Perhaps the most significant single element of that personal Classical style is humor, or wit. One the nicknames that this new set picked up early on was ”Gli scherzi” (The Jokes). (They are also known as the “Russian” Quartets because they were dedicated to a Russian nobleman and premiered at the Vienna apartment of his wife on Christmas Day, 1781.) This was probably because this was also Haydn’s first set in which scherzos replaced minuets, but beyond that specific bit of nomenclature (more in a bit), these works are full of the musical equivalents of pratfalls and one-liners.

And the second quartet of the set is specifically nicknamed “The Joke” because it ends with the most obvious one; spoiler alert! The last movement is a rondo, a form in which a principal theme alternates with contrasting tunes, usually in another key. The main theme of this one is fleet and joyful. After the final contrasting – extremely so – section, it returns as expected, only to be filled with hesitant pauses, as though Haydn – or the performers – are uncertain about when they have reached the end. The last pause grows anxiously, to be finished off with a soft whisper: more question than answer. In some ways, this movement is almost a parody of the “storm and stress” drama in Haydn’s Op. 20 quartets.

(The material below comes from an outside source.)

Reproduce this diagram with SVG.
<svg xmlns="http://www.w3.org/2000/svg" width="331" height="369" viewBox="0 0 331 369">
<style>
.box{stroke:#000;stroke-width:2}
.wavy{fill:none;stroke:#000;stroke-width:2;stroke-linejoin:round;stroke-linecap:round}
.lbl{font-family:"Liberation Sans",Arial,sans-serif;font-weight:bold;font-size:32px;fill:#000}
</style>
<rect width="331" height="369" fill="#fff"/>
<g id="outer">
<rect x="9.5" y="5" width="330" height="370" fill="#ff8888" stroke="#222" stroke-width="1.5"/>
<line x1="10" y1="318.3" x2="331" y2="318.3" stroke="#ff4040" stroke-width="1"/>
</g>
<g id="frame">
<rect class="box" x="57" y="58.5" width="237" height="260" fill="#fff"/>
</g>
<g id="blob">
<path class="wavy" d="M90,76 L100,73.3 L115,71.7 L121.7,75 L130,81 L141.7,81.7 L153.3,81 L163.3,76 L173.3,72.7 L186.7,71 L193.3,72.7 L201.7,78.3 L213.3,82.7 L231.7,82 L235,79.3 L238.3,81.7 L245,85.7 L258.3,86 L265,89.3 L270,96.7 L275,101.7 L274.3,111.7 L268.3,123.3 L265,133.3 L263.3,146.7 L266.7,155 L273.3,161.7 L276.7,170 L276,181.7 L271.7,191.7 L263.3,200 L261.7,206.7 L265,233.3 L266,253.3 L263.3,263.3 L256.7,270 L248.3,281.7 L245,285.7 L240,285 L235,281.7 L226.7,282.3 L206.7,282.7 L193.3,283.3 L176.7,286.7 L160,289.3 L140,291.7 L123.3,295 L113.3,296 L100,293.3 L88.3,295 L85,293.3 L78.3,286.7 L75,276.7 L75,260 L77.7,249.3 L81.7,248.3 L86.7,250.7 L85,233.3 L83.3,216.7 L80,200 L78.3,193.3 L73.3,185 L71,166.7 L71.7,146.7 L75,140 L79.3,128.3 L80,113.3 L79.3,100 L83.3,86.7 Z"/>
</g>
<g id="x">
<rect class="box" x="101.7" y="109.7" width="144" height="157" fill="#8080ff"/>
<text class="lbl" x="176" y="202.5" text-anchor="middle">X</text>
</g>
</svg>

What Haydn had in mind with the “new and special way” he wrote about, however, was not the jokes so much as a fresh way of elaborating themes immediately, exploding them into small fragments which can be manipulated and recombined in many ways. This is quickly apparent in the first movement, with the buoyant opening theme fractured as soon as it is stated, and its component motifs played with dexterously.

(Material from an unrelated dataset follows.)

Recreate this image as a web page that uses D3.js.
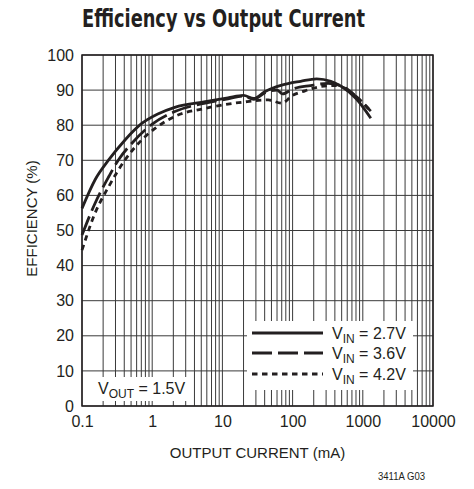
<!DOCTYPE html>
<html>
<head>
<meta charset="utf-8">
<script src="https://cdn.jsdelivr.net/npm/d3@7"></script>
<style>
  body { margin: 0; background: #fff; }
  svg { display: block; }
  text { font-family: "Liberation Sans", Arial, sans-serif; fill: #231f20; }
</style>
</head>
<body>
<div id="chart"></div>
<script>
// values
const xTicks = [0.1, 1, 10, 100, 1000, 10000];
const yTicks = [0, 10, 20, 30, 40, 50, 60, 70, 80, 90, 100];

const cur27 = [0.1, 0.153, 0.24, 0.41, 0.71, 1.2, 2.1, 5.7, 12, 20, 28, 40, 70, 130, 220, 350, 500, 800, 1300];
const eff27 = [56.3, 64.4, 70.1, 75.8, 80.5, 83.2, 85.1, 86.7, 87.8, 88.5, 87.6, 89.5, 91.4, 92.5, 93.2, 92.5, 91, 87.6, 82];

const cur36 = [0.1, 0.153, 0.24, 0.33, 0.51, 1, 2.1, 5.7, 12, 20, 28, 40, 60, 72, 100, 180, 320, 500, 800, 1300];
const eff36 = [48.7, 57.7, 65.3, 70.1, 74.8, 80.3, 83.9, 86.3, 87.5, 88.3, 87.4, 89.2, 90, 88.9, 90.3, 91.3, 91.9, 91.2, 88.2, 84];

const cur42 = [0.1, 0.153, 0.24, 0.41, 0.71, 1.1, 2.1, 5.7, 12, 20, 45, 70, 100, 150, 250, 400, 550, 800, 1300];
const eff42 = [44.4, 54.9, 62.5, 70.1, 75.8, 79.1, 82.5, 84.8, 86, 86.6, 87.2, 86.3, 88.5, 89.8, 91, 91.3, 90.6, 88.2, 84];

const seriesLabels = ["2.7V", "3.6V", "4.2V"];
const seriesDash = [null, "20,6", "5.5,4.5"];

// plot box
const W = 474, H = 489;
const plotL = 82, plotR = 433, plotT = 55, plotB = 406;

const svg = d3.select("#chart").append("svg")
  .attr("width", W)
  .attr("height", H);

const x = d3.scaleLog().domain([0.1, 10000]).range([plotL, plotR]);
const y = d3.scaleLinear().domain([0, 100]).range([plotB, plotT]);

// vertical grid (all log subdivisions)
svg.append("g")
  .selectAll("line")
  .data(x.ticks())
  .join("line")
  .attr("x1", d => x(d)).attr("x2", d => x(d))
  .attr("y1", plotT).attr("y2", plotB)
  .attr("stroke", "#3a3a3a")
  .attr("stroke-width", 1);

// horizontal grid
svg.append("g")
  .selectAll("line")
  .data(yTicks)
  .join("line")
  .attr("x1", plotL).attr("x2", plotR)
  .attr("y1", d => y(d)).attr("y2", d => y(d))
  .attr("stroke", "#3a3a3a")
  .attr("stroke-width", 1);

// frame
svg.append("rect")
  .attr("x", plotL).attr("y", plotT)
  .attr("width", plotR - plotL).attr("height", plotB - plotT)
  .attr("fill", "none")
  .attr("stroke", "#231f20")
  .attr("stroke-width", 1.5);

// x axis labels
const xAxis = d3.axisBottom(x)
  .tickValues(xTicks)
  .tickFormat(d => String(d))
  .tickSize(0)
  .tickPadding(10);
svg.append("g")
  .attr("transform", `translate(0, ${plotB})`)
  .call(xAxis)
  .call(g => g.select(".domain").remove())
  .selectAll("text")
  .style("font-size", "16px")
  .style("font-family", "'Liberation Sans', Arial, sans-serif")
  .attr("fill", "#231f20");

// y axis labels
const yAxis = d3.axisLeft(y)
  .tickValues(yTicks)
  .tickSize(0)
  .tickPadding(8);
svg.append("g")
  .attr("transform", `translate(${plotL}, 0)`)
  .call(yAxis)
  .call(g => g.select(".domain").remove())
  .selectAll("text")
  .style("font-size", "16px")
  .style("font-family", "'Liberation Sans', Arial, sans-serif")
  .attr("fill", "#231f20");

// curves
const line = d3.line()
  .x(d => x(d[0]))
  .y(d => y(d[1]))
  .curve(d3.curveMonotoneX);

const curves = [
  d3.zip(cur27, eff27),
  d3.zip(cur36, eff36),
  d3.zip(cur42, eff42)
];

curves.forEach((pts, i) => {
  svg.append("path")
    .datum(pts)
    .attr("fill", "none")
    .attr("stroke", "#231f20")
    .attr("stroke-width", 2.8)
    .attr("stroke-dasharray", seriesDash[i])
    .attr("d", line);
});

// legend
const legend = svg.append("g");
legend.append("rect")
  .attr("x", 247).attr("y", 321)
  .attr("width", 166).attr("height", 69)
  .attr("fill", "#fff");

const rowY = [333, 353, 374];
seriesLabels.forEach((lab, i) => {
  legend.append("line")
    .attr("x1", 252).attr("x2", 323)
    .attr("y1", rowY[i]).attr("y2", rowY[i])
    .attr("stroke", "#231f20")
    .attr("stroke-width", 2.8)
    .attr("stroke-dasharray", seriesDash[i]);
  const t = legend.append("text")
    .attr("x", 332)
    .attr("y", rowY[i] + 6)
    .style("font-size", "16px");
  t.append("tspan").text("V");
  t.append("tspan").attr("dy", 4).style("font-size", "12px").text("IN");
  t.append("tspan").attr("dy", -4).text(" = " + lab);
});

// VOUT note
svg.append("rect")
  .attr("x", 95).attr("y", 377)
  .attr("width", 95).attr("height", 24)
  .attr("fill", "#fff");
const vout = svg.append("text")
  .attr("x", 98)
  .attr("y", 394)
  .style("font-size", "16px");
vout.append("tspan").text("V");
vout.append("tspan").attr("dy", 4).style("font-size", "12px").text("OUT");
vout.append("tspan").attr("dy", -4).text(" = 1.5V");

// axis titles
svg.append("text")
  .attr("x", (plotL + plotR) / 2)
  .attr("y", 458)
  .attr("text-anchor", "middle")
  .style("font-size", "15px")
  .text("OUTPUT CURRENT (mA)");

svg.append("text")
  .attr("transform", `translate(37, ${(plotT + plotB) / 2 - 12}) rotate(-90)`)
  .attr("text-anchor", "middle")
  .style("font-size", "15px")
  .text("EFFICIENCY (%)");

// chart title
svg.append("text")
  .attr("x", 82)
  .attr("y", 27)
  .attr("textLength", 283)
  .attr("lengthAdjust", "spacingAndGlyphs")
  .style("font-size", "24px")
  .style("font-weight", "bold")
  .style("font-family", "'Liberation Sans Narrow', 'DejaVu Sans Condensed', Arial, sans-serif")
  .text("Efficiency vs Output Current");

// figure code
svg.append("text")
  .attr("x", 378)
  .attr("y", 480)
  .attr("textLength", 47)
  .attr("lengthAdjust", "spacingAndGlyphs")
  .style("font-size", "10px")
  .text("3411A G03");
</script>
</body>
</html>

The ensuing scherzo movement is not so very much different from Haydn’s previous minuets; a dance maybe more rustic than courtly, but in the usual triple meter and AB-A form, with a contrasting “Trio” section. The beautifully solemn Largo sostenuto slow movement also shares features of Haydn’s Op. 20 pieces, particularly the counterpoint in instrumental pairs. Even here, though, there is humor as well, in its quirky center section, full of syncopation and carefully gradated dynamics, which have the unsettlingly effect of putting weight on silences and making soft sounds their echo.